Dawn Barclay’s new book is Travelling Different: Vacation Strategies for Parents of the Anxious, the Inflexible, and the Neurodiverse. As the titling would suggest, Barclay’s book is about how to navigate both domestic and international travel for families with neurodiverse children. Barclay tirelessly, and relentlessly cites personalized scenarios, analogies, and examples, statistics and observationally-backed opinions, and her own brand of effective, communicatory expertise to provide a wholly three-dimensional topical roadmap, spanning from A to Z.

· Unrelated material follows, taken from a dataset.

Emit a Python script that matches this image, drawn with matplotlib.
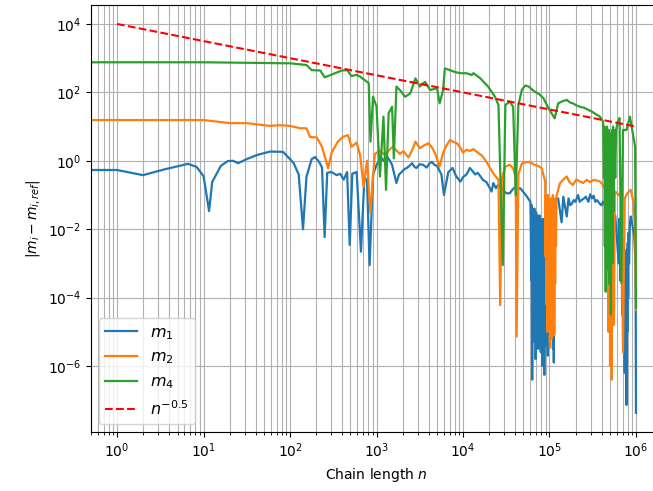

ABOUT THE AUTHOR: http://www.dawnbarclayink.com/
This includes detailing of not only how to navigate the actual travelling phase, but things parents can do once they have reached their respective destinations. Everything from lodging to neurodivergent-friendly activities are laid out, in vivid detail. “Once you’ve arrived at your destination—either by air, rail, car, or ship—you’ll need to have somewhere to stay, somewhere that is understanding of, and can cater to, your child’s particular needs. It takes a great deal of preparation and research to find the right accommodations.
What might feel luxurious to parents may be interpreted by the anxious, inflexible, or neurodiverse child as a chaotic mélange of unfamiliar and meltdown-triggering sights, sounds, and smells that ultimately ward off comfort and sleep,” Barclay writes, in aforementioned vein. “…There’s a definite dichotomy of opinion regarding the most suitable accommodations for children on the spectrum. Both sides have valid points but, ultimately, parents know their child best.

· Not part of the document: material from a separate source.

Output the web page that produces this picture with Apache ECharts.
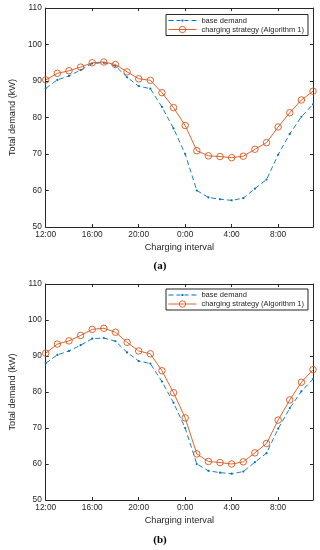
<!DOCTYPE html>
<html>
<head>
<meta charset="utf-8">
<script src="https://cdn.jsdelivr.net/npm/echarts@6/dist/echarts.min.js"></script>
<style>
html,body{margin:0;padding:0;background:#fff;}
#c{width:320px;height:550px;}
</style>
</head>
<body>
<div id="c"></div>
<script>
// ---- data ----
var hours = [0,1,2,3,4,5,6,7,8,9,10,11,12,13,14,15,16,17,18,19,20,21,22,23];
var xTickValues = [0,4,8,12,16,20];
var xTickLabels = ['12:00','16:00','20:00','0:00','4:00','8:00'];
var baseDemand = [88.0,90.3,91.4,93.0,94.8,95.0,94.1,91.0,88.6,87.9,82.9,77.0,70.0,60.0,58.1,57.6,57.3,57.9,60.5,63.0,69.8,75.5,80.2,83.6];
var chargingA = [90.3,92.1,92.8,93.8,95.0,95.2,94.5,92.5,90.6,90.2,86.8,82.7,77.8,70.9,69.5,69.3,69.0,69.4,71.3,73.1,77.4,81.3,84.8,87.2];
var chargingB = [90.8,93.3,94.2,95.7,97.4,97.7,96.6,93.8,91.4,90.6,85.9,79.8,72.8,62.8,60.7,60.4,60.0,60.6,63.1,65.7,72.2,77.8,82.7,86.2];
var nameBase = 'base demand';
var nameCharge = 'charging strategy (Algorithm 1)';

function pairs(xs, ys){ return xs.map(function(x,i){ return [x, ys[i]]; }); }

var FONT = 'Liberation Sans';
var AX = '#262626';
var BLUE = '#0072BD';
var ORANGE = '#D95319';
var CLEAR = 'rgba(255,255,255,0)';
// legend glyph for the dashed base-demand line with a small dot marker
var BASE_ICON = 'path://M0,0h0.05v0.05h-0.05z M27.95,7.95h0.05v0.05h-0.05z ' +
  'M0,3.5h5v1h-5z M8,3.5h4v1h-4z M13,3h2v2h-2z M16,3.5h4v1h-4z M23,3.5h5v1h-5z';

function xAx(grid, pos, show){
  return {
    type:'value', gridIndex:grid, position:pos, min:0, max:23, interval:4,
    axisLine:{show:true, onZero:false, lineStyle:{color:AX, width:1}},
    axisTick:{show:true, inside:true, length:3, lineStyle:{color:AX}},
    splitLine:{show:false},
    axisLabel:{show:show, color:AX, fontFamily:FONT, fontSize:8.3, margin:4,
      formatter:function(v){ var i = xTickValues.indexOf(v); return i>=0 ? xTickLabels[i] : ''; }},
    name: show ? 'Charging interval' : '', nameLocation:'middle', nameGap:16,
    nameTextStyle:{color:AX, fontFamily:FONT, fontSize:9.2}
  };
}
function yAx(grid, pos, show){
  return {
    type:'value', gridIndex:grid, position:pos, min:50, max:110, interval:10,
    axisLine:{show:true, onZero:false, lineStyle:{color:AX, width:1}},
    axisTick:{show:true, inside:true, length:3, lineStyle:{color:AX}},
    splitLine:{show:false},
    axisLabel:{show:show, color:AX, fontFamily:FONT, fontSize:8.3, margin:4},
    name: show ? 'Total demand (kW)' : '', nameLocation:'middle', nameGap:20,
    nameTextStyle:{color:AX, fontFamily:FONT, fontSize:9.2}
  };
}
function baseSeries(xi, yi){
  return {type:'line', name:nameBase, xAxisIndex:xi, yAxisIndex:yi, data:pairs(hours, baseDemand),
    symbol:'circle', symbolSize:2.2, showSymbol:true,
    lineStyle:{color:BLUE, width:0.9, type:[5,3]}, itemStyle:{color:BLUE, borderWidth:0}, z:2};
}
function chargeSeries(xi, yi, vals){
  return {type:'line', name:nameCharge, xAxisIndex:xi, yAxisIndex:yi, data:pairs(hours, vals),
    symbol:'circle', symbolSize:6.5, showSymbol:true,
    lineStyle:{color:ORANGE, width:0.9}, itemStyle:{color:CLEAR, borderColor:ORANGE, borderWidth:0.9}, z:3};
}
function legendAt(top){
  return {
    orient:'vertical', left:166, top:top,
    data:[
      {name:nameBase, icon:BASE_ICON, itemStyle:{color:BLUE, borderWidth:0}},
      {name:nameCharge, itemStyle:{color:CLEAR, borderColor:ORANGE, borderWidth:0.9}}
    ],
    backgroundColor:'#fff', borderColor:AX, borderWidth:1, borderRadius:0,
    padding:[2,4,2,2], itemWidth:28, itemHeight:8, itemGap:1,
    lineStyle:{width:0.9},
    textStyle:{color:AX, fontFamily:FONT, fontSize:7.5},
    selectedMode:false
  };
}

var chart = echarts.init(document.getElementById('c'), null, {renderer:'canvas'});
chart.setOption({
  animation:false,
  backgroundColor:'#fff',
  grid:[
    {left:37, top:8, width:276, height:219, show:false},
    {left:37, top:284, width:276, height:216, show:false}
  ],
  xAxis:[xAx(0,'bottom',true), xAx(0,'top',false), xAx(1,'bottom',true), xAx(1,'top',false)],
  yAxis:[yAx(0,'left',true), yAx(0,'right',false), yAx(1,'left',true), yAx(1,'right',false)],
  legend:[legendAt(14.5), legendAt(289)],
  series:[
    baseSeries(0,0), chargeSeries(0,0,chargingA),
    baseSeries(2,2), chargeSeries(2,2,chargingB)
  ],
  graphic:[
    {type:'text', left:'center', top:261, style:{text:'(a)', font:'bold 11px "Liberation Serif"', fill:'#000'}},
    {type:'text', left:'center', top:535, style:{text:'(b)', font:'bold 11px "Liberation Serif"', fill:'#000'}}
  ]
});
</script>
</body>
</html>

Whatever your choice, as always, it is important to let the hotel or resort know your circumstances up front…Airbnb and rental apartments offer some advantages over hotels in that there are no noisy hotel hallways or neighbors in the next room, says Jonathan Haraty of Adventure Luxury Travel in Whitman, Massachusetts. ‘They are also more private because you’ll usually be the only ones in the unit,’ he says…Having only family members around is a clear advantage.
However, Haraty points out that one drawback could be location; house/apartment shares may not be as centrally located as a hotel. ‘Also, there have been issues with guests not receiving the quality or amenities advertised. Airbnb is working on this issue but beware, just in case,’ he warns.”

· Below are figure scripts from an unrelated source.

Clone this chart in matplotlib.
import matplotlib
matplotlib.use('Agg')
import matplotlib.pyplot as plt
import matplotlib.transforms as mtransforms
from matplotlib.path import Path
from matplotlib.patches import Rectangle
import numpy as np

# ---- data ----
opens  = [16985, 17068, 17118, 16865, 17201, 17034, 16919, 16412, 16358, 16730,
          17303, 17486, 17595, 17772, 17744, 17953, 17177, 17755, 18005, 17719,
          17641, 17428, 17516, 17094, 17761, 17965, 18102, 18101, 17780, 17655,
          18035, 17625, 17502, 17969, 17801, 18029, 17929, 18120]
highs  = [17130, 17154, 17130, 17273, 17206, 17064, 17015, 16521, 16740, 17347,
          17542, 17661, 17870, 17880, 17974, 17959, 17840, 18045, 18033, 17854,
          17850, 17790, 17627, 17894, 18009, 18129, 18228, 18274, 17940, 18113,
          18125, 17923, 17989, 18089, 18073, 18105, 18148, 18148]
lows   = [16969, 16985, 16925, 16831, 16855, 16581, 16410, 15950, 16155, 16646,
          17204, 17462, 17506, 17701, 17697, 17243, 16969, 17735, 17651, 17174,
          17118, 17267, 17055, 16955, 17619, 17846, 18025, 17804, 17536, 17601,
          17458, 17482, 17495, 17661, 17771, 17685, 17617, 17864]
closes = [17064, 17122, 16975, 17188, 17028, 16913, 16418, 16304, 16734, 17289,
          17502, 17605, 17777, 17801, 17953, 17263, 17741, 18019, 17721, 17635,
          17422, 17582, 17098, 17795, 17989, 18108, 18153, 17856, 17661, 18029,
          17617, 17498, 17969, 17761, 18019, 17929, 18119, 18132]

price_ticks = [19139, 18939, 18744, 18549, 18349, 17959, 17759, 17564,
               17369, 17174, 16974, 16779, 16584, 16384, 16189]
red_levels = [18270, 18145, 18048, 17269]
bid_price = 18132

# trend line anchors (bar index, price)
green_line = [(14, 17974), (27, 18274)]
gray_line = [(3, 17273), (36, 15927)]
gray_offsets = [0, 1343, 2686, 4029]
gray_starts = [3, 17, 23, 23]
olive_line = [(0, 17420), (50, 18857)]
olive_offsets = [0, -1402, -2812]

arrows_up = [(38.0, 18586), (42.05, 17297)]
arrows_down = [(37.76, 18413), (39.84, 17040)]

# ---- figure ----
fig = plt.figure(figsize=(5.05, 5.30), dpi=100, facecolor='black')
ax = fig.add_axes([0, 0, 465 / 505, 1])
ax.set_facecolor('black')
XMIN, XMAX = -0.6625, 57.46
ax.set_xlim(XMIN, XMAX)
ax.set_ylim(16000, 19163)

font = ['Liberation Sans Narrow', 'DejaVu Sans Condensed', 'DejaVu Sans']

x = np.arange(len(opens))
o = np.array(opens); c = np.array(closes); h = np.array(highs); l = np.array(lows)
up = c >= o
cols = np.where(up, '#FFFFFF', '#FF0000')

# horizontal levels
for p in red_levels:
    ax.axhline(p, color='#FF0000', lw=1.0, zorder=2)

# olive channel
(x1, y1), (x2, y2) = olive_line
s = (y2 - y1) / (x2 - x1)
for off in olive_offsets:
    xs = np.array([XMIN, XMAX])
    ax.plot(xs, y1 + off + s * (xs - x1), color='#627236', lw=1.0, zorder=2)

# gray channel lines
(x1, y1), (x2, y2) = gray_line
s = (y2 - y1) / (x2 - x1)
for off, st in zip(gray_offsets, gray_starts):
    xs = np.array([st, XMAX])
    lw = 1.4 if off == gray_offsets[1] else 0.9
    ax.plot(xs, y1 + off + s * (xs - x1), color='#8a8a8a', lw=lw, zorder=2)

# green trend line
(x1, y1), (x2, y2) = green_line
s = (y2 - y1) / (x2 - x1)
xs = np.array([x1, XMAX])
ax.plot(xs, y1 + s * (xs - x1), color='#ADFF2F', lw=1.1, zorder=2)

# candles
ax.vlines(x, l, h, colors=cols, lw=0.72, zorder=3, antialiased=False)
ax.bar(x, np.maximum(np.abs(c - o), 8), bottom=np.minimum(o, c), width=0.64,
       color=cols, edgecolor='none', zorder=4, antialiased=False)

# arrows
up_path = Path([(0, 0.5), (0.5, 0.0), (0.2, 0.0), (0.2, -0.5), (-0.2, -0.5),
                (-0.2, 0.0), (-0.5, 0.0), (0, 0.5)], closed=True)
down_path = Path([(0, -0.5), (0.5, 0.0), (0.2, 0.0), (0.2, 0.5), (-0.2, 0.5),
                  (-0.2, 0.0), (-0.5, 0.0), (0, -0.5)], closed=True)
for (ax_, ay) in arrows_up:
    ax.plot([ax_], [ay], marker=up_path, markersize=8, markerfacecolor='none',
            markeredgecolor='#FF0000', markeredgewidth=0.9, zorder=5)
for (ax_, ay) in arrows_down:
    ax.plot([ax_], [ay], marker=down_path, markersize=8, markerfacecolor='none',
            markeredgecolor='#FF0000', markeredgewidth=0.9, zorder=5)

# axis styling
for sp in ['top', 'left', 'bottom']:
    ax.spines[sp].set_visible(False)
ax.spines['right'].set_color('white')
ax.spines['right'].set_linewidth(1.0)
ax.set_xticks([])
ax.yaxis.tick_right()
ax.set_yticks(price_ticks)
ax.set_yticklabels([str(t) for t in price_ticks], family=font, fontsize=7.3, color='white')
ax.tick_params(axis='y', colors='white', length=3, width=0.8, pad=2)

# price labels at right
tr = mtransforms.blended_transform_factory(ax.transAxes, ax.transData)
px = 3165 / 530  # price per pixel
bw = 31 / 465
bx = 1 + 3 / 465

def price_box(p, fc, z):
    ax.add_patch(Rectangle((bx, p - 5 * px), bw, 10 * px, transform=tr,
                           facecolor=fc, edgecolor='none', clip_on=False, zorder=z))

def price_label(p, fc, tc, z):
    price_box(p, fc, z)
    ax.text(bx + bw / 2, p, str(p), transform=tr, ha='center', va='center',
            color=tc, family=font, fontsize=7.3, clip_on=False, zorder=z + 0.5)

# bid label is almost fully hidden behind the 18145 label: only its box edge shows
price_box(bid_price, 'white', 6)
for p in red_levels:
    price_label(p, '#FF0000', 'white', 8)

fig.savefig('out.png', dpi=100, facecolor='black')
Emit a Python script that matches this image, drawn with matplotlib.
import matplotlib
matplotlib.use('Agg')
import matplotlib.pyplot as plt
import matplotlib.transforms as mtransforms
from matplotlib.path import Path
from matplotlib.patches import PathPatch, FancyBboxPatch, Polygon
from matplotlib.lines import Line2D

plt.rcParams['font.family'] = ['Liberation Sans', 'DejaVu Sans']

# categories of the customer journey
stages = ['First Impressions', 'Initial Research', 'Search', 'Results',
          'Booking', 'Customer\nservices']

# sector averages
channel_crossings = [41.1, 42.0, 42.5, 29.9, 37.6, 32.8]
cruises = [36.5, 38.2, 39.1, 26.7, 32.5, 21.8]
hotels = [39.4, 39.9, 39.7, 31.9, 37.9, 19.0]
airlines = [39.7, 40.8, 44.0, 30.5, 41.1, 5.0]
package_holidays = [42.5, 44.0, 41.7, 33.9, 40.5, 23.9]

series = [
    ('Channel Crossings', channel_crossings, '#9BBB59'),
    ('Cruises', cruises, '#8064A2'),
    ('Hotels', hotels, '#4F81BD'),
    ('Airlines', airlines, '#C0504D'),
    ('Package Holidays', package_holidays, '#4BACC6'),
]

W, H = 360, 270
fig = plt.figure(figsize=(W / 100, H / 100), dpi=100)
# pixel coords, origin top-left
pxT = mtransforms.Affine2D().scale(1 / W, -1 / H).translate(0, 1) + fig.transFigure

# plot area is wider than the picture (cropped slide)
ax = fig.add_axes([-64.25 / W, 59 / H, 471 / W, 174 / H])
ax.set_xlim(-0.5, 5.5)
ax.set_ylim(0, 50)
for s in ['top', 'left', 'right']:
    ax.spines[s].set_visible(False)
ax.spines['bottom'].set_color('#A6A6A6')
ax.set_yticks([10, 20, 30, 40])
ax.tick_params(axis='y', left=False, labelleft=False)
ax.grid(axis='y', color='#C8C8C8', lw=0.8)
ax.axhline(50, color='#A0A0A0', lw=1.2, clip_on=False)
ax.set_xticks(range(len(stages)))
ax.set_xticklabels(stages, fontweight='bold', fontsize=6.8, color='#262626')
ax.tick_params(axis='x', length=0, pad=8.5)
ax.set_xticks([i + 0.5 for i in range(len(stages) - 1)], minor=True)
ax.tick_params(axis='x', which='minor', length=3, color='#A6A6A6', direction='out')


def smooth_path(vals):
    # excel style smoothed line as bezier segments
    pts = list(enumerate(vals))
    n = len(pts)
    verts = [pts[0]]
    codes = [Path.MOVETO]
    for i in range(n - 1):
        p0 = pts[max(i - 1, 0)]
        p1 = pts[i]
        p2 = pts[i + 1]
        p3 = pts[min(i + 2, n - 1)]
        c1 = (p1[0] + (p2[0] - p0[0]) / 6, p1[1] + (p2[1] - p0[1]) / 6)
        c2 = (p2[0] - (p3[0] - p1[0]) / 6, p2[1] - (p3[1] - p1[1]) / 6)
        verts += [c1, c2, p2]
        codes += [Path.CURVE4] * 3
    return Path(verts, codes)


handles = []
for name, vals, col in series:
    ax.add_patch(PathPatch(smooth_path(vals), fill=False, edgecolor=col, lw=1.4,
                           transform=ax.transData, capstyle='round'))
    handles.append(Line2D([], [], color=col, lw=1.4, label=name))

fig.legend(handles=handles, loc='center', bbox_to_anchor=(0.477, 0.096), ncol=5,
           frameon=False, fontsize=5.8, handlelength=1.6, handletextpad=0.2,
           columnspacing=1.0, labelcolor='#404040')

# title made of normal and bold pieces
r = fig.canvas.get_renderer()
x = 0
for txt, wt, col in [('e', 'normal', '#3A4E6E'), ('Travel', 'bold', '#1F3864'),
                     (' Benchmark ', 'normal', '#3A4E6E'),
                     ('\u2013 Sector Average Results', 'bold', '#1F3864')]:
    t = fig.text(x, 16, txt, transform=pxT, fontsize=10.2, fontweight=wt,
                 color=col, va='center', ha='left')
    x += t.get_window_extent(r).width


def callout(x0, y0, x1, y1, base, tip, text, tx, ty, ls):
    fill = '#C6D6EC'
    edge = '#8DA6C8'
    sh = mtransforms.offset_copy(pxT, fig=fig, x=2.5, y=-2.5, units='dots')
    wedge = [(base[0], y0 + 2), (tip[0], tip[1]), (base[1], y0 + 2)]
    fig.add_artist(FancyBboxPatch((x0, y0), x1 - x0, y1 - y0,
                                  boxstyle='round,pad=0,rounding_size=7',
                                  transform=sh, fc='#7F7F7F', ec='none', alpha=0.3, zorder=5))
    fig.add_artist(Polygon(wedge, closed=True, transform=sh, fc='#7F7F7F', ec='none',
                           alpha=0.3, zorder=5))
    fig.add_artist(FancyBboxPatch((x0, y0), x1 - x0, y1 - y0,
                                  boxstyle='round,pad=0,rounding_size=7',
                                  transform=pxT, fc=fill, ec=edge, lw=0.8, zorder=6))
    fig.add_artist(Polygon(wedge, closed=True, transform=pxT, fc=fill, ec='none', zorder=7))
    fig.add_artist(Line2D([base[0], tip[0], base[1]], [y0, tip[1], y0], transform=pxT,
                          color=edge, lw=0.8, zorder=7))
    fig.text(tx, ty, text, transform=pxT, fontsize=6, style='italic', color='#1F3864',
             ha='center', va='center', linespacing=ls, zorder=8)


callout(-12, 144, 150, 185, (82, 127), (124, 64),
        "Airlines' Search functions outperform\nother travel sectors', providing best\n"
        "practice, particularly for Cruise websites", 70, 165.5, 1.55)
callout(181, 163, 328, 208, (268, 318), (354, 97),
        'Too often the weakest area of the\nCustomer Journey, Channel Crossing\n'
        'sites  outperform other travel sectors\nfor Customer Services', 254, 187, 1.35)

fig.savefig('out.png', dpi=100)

It’s this kind of conscientiousness, not just evidenced by the actual content of Barclay’s book, but also by way of her numerous citations and willingness to showcase other professionals’ expertise relevant to the book’s topical themes that endears herself professionally and personally to the reader’s instinct. “Travel has always been in my blood. As the daughter of the owners of one of Manhattan’s leading travel agencies, is it any wonder? Couple that with the fact my father’s entire family lived in the United Kingdom, and as you can imagine, I spent a lot of my childhood on the road,” Barclay states evocatively. “…My greatest surprise in researching this book was discovering that the tips families on the autistic spectrum use to travel the world often work for neurotypical (non-autistic) families as well.
I hope this book can help soothe the hiccups of any family’s travel. My greatest joy would be receiving a note from parents who previously thought they couldn’t travel and discovered, thanks to the information contained in this guide, that the world was now open to them, and that as a family, they could build a life-time of happy memories together.”